The slightest movement, the glint of sharpened stone in the rays of the rising
sun, caught his eye. Way up on the bluff. Coming down soon. Good.
*
‘It all started with Weslawski.’ The Agent stared fixedly at Julah.
‘The Stanford guy?’
‘Yes. His ideas became prevalent a hundred years after his time, just when
someone put the technology together to do something about it.’
‘And they’re actually doing something?’
‘Yes. Top secret. Wouldn’t want the Asians or the Chinese to get to know about
it.’
‘Surely they have it too?’
‘Probably.’
‘Then we could be fighting a war here, a war way back in our own history?’ Julah
pondered on the prospect. It was so complex he couldn’t even guess at the
consequences. Instead he focused on the one thing he could grasp. ‘So the blood
of the Nations will become part of the USA’s success story. We will be strong –
even stronger. And if we do it first….’
‘Exactly. If it works out right, they won’t have the technology or the power,
the US will still be ruling the world.’
‘Why me?’
‘You’re one of the few people trained for physical action. A warrior, if you
like.’
‘A rare profession now.’
‘Yes. We need someone with the power of independent thought, and the training to
implement it.’
‘But I know nothing about the terrain, any of the things that went on.’

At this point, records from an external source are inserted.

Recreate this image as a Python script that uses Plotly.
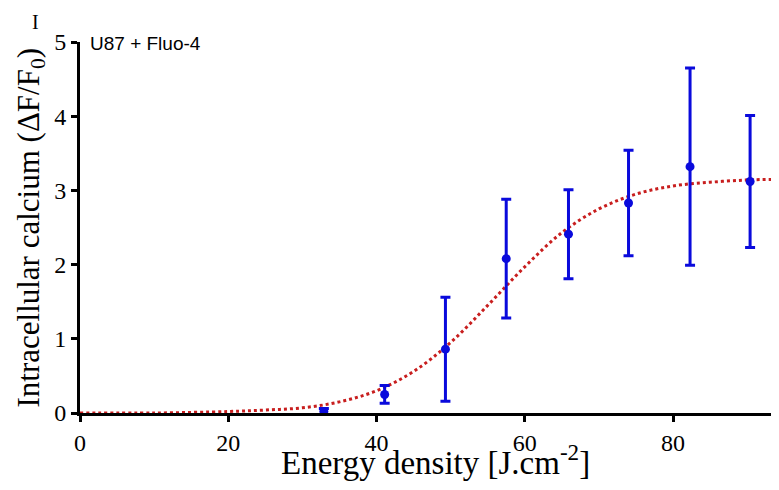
import plotly.graph_objects as go

# measured points (mean +/- error)
energy = [32.9, 41.1, 49.3, 57.5, 65.9, 74.0, 82.3, 90.4]
calcium = [0.02, 0.25, 0.86, 2.08, 2.41, 2.83, 3.32, 3.12]
calcium_err = [0.04, 0.12, 0.70, 0.80, 0.60, 0.71, 1.33, 0.89]

# fitted sigmoid
fit_x = [0, 10, 20, 25, 30, 35, 40, 45, 50, 55, 60, 65, 70, 75, 80, 85, 90, 94.3]
fit_y = [0.0, 0.0, 0.02, 0.04, 0.07, 0.15, 0.30, 0.56, 0.95, 1.45, 1.97, 2.43,
         2.75, 2.95, 3.06, 3.11, 3.14, 3.15]

x_ticks = [0, 20, 40, 60, 80]
y_ticks = [0, 1, 2, 3, 4, 5]

serif = "Liberation Serif, Times New Roman, serif"

fig = go.Figure()
fig.add_trace(go.Scatter(x=fit_x, y=fit_y, mode='lines', line_shape='spline',
                         line=dict(color='#c81e1e', width=3, dash='dot'),
                         cliponaxis=True, showlegend=False))
fig.add_trace(go.Scatter(x=energy, y=calcium, mode='markers',
                         marker=dict(color='#0a0adc', size=9),
                         error_y=dict(type='data', array=calcium_err, color='#0a0adc',
                                      thickness=3, width=5),
                         cliponaxis=False, showlegend=False))

axis_style = dict(ticks='outside', ticklen=6, tickwidth=3, tickcolor='black',
                  showline=True, linewidth=3, linecolor='black', showgrid=False,
                  zeroline=False, automargin=False,
                  tickfont=dict(family=serif, size=24, color='black'))

# the page body adds 8px round the figure, so size it to the window
fig.update_layout(
    width=771, height=474,
    margin=dict(l=72, r=0, t=34, b=69),
    plot_bgcolor='white', paper_bgcolor='white',
    xaxis=dict(range=[0, 94.3], tickvals=x_ticks, **axis_style),
    yaxis=dict(range=[0, 5], tickvals=y_ticks, **axis_style),
)

# axis titles as annotations so they sit where the reference has them
fig.add_annotation(text='Energy density [J.cm<sup>-2</sup>]', xref='paper', yref='paper',
                   x=0.508, y=-0.128, xanchor='center', yanchor='middle', showarrow=False,
                   font=dict(family=serif, size=33, color='black'))
fig.add_annotation(text='Intracellular calcium (\u0394F/F<sub>0</sub>)', xref='paper', yref='paper',
                   x=-0.0715, y=0.50, xanchor='center', yanchor='middle', showarrow=False,
                   textangle=-90, font=dict(family=serif, size=31, color='black'))
fig.add_annotation(text='I', xref='paper', yref='paper', x=-0.063, y=1.054,
                   xanchor='center', yanchor='middle', showarrow=False,
                   font=dict(family=serif, size=20, color='black'))
fig.add_annotation(text='U87 + Fluo-4', xref='paper', yref='paper', x=0.011, y=0.995,
                   xanchor='left', yanchor='middle', showarrow=False,
                   font=dict(family='Liberation Sans, Arial, sans-serif', size=19, color='black'))

fig.write_html("out.html")
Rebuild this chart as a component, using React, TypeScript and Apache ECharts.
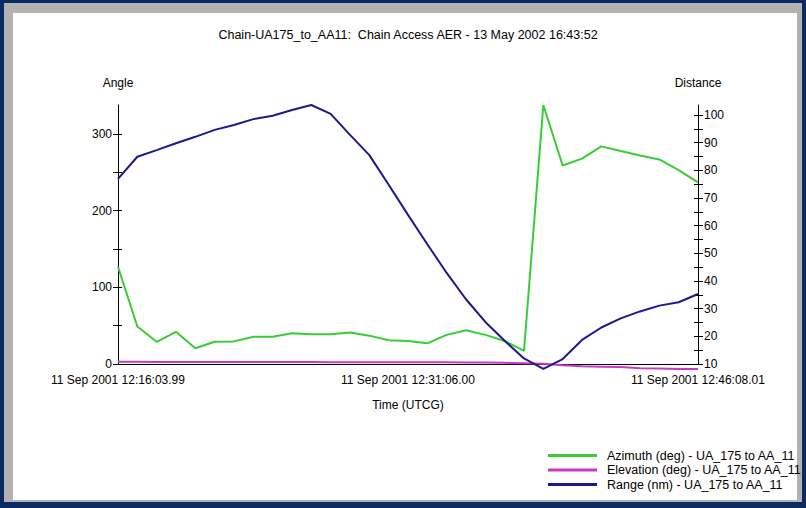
import React, { useEffect, useRef } from "react";
import * as echarts from "echarts";

const titleText = "Chain-UA175_to_AA11:  Chain Access AER - 13 May 2002 16:43:52";
const xAxisName = "Time (UTCG)";
const leftAxisName = "Angle";
const rightAxisName = "Distance";

// seconds after 11 Sep 2001 12:16:03.99
const timeSeconds = [
  0, 60.13, 120.27, 180.4, 240.54, 300.67, 360.8, 420.94, 481.07, 541.21, 601.34,
  661.47, 721.61, 781.74, 841.88, 902.01, 962.14, 1022.28, 1082.41, 1142.55, 1202.68,
  1262.81, 1322.95, 1383.08, 1443.22, 1503.35, 1563.48, 1623.62, 1683.75, 1743.89, 1804.02,
];

const azimuthDeg = [
  127, 49, 29, 42, 20.5, 29, 29.5, 35.6, 35.6, 40, 38.7,
  38.7, 41, 37, 31, 30, 27, 38, 44, 38, 30,
  17, 338, 259, 268, 284, 278, 272, 267, 253, 237,
];

const elevationDeg = [
  2.8, 2.8, 2.7, 2.7, 2.6, 2.6, 2.6, 2.5, 2.5, 2.5, 2.5,
  2.4, 2.4, 2.4, 2.3, 2.3, 2.2, 2.2, 2.0, 1.8, 1.5,
  1.0, 0.3, -1.5, -3, -3.5, -4, -5.5, -6, -6.5, -6.5,
];

const rangeNm = [
  76.9, 84.9, 87.3, 89.8, 92.1, 94.6, 96.4, 98.5, 99.7, 101.8, 103.6,
  100.4, 92.8, 85.5, 74.8, 63.9, 53.3, 42.9, 33.4, 25.2, 18.4,
  12.0, 8.2, 11.8, 18.7, 23.2, 26.5, 29.0, 31.1, 32.3, 35.3,
];

const xTickLabels = ["11 Sep 2001 12:16:03.99", "11 Sep 2001 12:31:06.00", "11 Sep 2001 12:46:08.01"];
const angleTickValues = [0, 50, 100, 150, 200, 250, 300];
const angleLabelValues = [0, 100, 200, 300];
const distanceTickValues = [10, 15, 20, 25, 30, 35, 40, 45, 50, 55, 60, 65, 70, 75, 80, 85, 90, 95, 100];
const distanceLabelValues = [10, 20, 30, 40, 50, 60, 70, 80, 90, 100];

const seriesNames = [
  "Azimuth (deg) - UA_175 to AA_11",
  "Elevation (deg) - UA_175 to AA_11",
  "Range (nm) - UA_175 to AA_11",
];
const seriesColors = ["#38cc38", "#c63ac6", "#1a1a8e"];

const FONT = "'Liberation Sans', Arial, sans-serif";

export default function App() {
  const ref = useRef<HTMLDivElement>(null);

  useEffect(() => {
    if (!ref.current) return;
    const chart = echarts.init(ref.current, undefined, { renderer: "svg" });
    const pair = (vals: number[]) => timeSeconds.map((t, i) => [t, vals[i]]);
    const textBase = { fontSize: 12, color: "#000", fontFamily: FONT };
    const axisLine = { show: true, lineStyle: { color: "#000", width: 1 } };

    chart.setOption({
      animation: false,
      backgroundColor: "transparent",
      textStyle: { fontFamily: FONT },
      title: {
        text: titleText,
        left: 403,
        top: 23,
        textAlign: "center",
        textStyle: { ...textBase, fontSize: 12.5, fontWeight: "normal" },
      },
      grid: { left: 118, right: 108, top: 105, height: 259, containLabel: false },
      legend: {
        orient: "vertical",
        left: 543,
        top: 444,
        icon: "rect",
        itemWidth: 49,
        itemHeight: 3,
        itemGap: 1.5,
        data: seriesNames,
        textStyle: { ...textBase, fontSize: 12.5, padding: [0, 0, 0, 5] },
      },
      xAxis: {
        type: "value",
        min: 0,
        max: 1804.02,
        interval: 902.01,
        axisLine,
        axisTick: { show: false },
        splitLine: { show: false },
        axisLabel: {
          ...textBase,
          margin: 10,
          showMinLabel: true,
          showMaxLabel: true,
          formatter: (v: number) => xTickLabels[Math.round(v / 902.01)] ?? "",
        },
        name: xAxisName,
        nameLocation: "middle",
        nameGap: 35,
        nameTextStyle: textBase,
      },
      yAxis: [
        {
          type: "value",
          position: "left",
          min: 0,
          max: 338,
          interval: 50,
          axisLine,
          axisTick: { show: true, length: 5, customValues: angleTickValues, lineStyle: { color: "#000" } },
          axisLabel: {
            ...textBase,
            margin: 6,
            customValues: angleLabelValues,
            formatter: (v: number) => (v % 100 === 0 ? String(v) : ""),
          },
          splitLine: { show: false },
          name: leftAxisName,
          nameLocation: "end",
          nameGap: 16,
          nameTextStyle: { ...textBase, align: "center" },
        },
        {
          type: "value",
          position: "right",
          min: 10,
          max: 103.6,
          interval: 5,
          axisLine,
          axisTick: { show: true, length: 5, customValues: distanceTickValues, lineStyle: { color: "#000" } },
          axisLabel: {
            ...textBase,
            margin: 6,
            customValues: distanceLabelValues,
            formatter: (v: number) => (v % 10 === 0 ? String(v) : ""),
          },
          splitLine: { show: false },
          name: rightAxisName,
          nameLocation: "end",
          nameGap: 16,
          nameTextStyle: { ...textBase, align: "center" },
        },
        {
          type: "value",
          position: "left",
          min: 0,
          max: 338,
          interval: 50,
          axisLine: { show: false },
          axisTick: { show: true, inside: true, length: 4, customValues: angleTickValues, lineStyle: { color: "#000" } },
          axisLabel: { show: false },
          splitLine: { show: false },
        },
        {
          type: "value",
          position: "right",
          min: 10,
          max: 103.6,
          interval: 5,
          axisLine: { show: false },
          axisTick: { show: true, inside: true, length: 4, customValues: distanceTickValues, lineStyle: { color: "#000" } },
          axisLabel: { show: false },
          splitLine: { show: false },
        },
      ],
      series: [
        {
          name: seriesNames[0],
          type: "line",
          yAxisIndex: 0,
          data: pair(azimuthDeg),
          symbol: "none",
          clip: false,
          color: seriesColors[0],
          lineStyle: { width: 2, color: seriesColors[0] },
        },
        {
          name: seriesNames[1],
          type: "line",
          yAxisIndex: 0,
          data: pair(elevationDeg),
          symbol: "none",
          clip: false,
          color: seriesColors[1],
          lineStyle: { width: 2, color: seriesColors[1] },
        },
        {
          name: seriesNames[2],
          type: "line",
          yAxisIndex: 1,
          data: pair(rangeNm),
          symbol: "none",
          clip: false,
          color: seriesColors[2],
          lineStyle: { width: 2, color: seriesColors[2] },
        },
      ],
    });
    return () => chart.dispose();
  }, []);

  return (
    <div style={{ position: "fixed", left: 0, top: 0, width: 806, height: 508, background: "#0b2a62", overflow: "hidden" }}>
      <div style={{ position: "absolute", left: 4, top: 3, width: 798, height: 499, background: "#b2b2b2" }} />
      <div style={{ position: "absolute", left: 13, top: 13, width: 784, height: 487, background: "#ffffff" }} />
      <div ref={ref} style={{ position: "absolute", left: 0, top: 0, width: 806, height: 508 }} />
    </div>
  );
}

‘You’ll have a guide. He knows the place inside out.’ In answer to Julah’s
unspoken question he added, ‘He’s not a warrior. He can’t do it.’
*
The sun was way up now. Julah could imagine what could be seen from high on the
bluff: a whole tempting encampment of settlers, ready to loot. That’s all the
hot- headed braves knew. The wiser heads never got a say. But they would, they
would. When only the elders of the tribe and the women were left, sanity would
return.
Julah checked the power pack on the projector. Fine. They were moving now,
coming down for the kill. He waited.
*
The screaming warriors of the proud and powerful Cree Nation encircled the mass
of settlers and the soldiers covering them with rifles. They would have them as
well, the rifles. The war whoops were designed to cow an enemy, to dominate. If
any of them had looked closer, the patterns of repetitive movement of the
figures behind the circle of wagons would have struck a false note. But none
did. Their blood was up, now was the time.
*
Julah snapped on the protective screen. He and Bannen were within its field,
together with the horses.
Then he raised his head, hawk nose against the blue sky, his lined face
strained. With a tear in his eye, his hand moved on the control, slowly,
deliberately.
‘For the Cree Nation!’ He intoned, as the flickering blue wave licked out in an
expanding circle, finally fading at the foot of the bluffs.
*
‘Is that it?’ Bannen asked.
‘That’s it.’ Julah flicked off the screen, moved over to the projector and
switched off the noise and bustle of the settler encampment. Suddenly the air
was still. No settlers, no soldiers, no war-whoops. No Cree braves.
‘Really? It’s that simple?’
‘God, I hope so.’ Julah’s voice was strained, choking. ‘I hope so.’
Better die with honour than live in failure his great-grandfather had
told him.
‘What next?’
‘We go back to the pick-up point, and a medical team goes in later to inoculate
the tribe. There’s a new generation coming.’
‘Come on.’ Julah wheeled his mount round, and set off.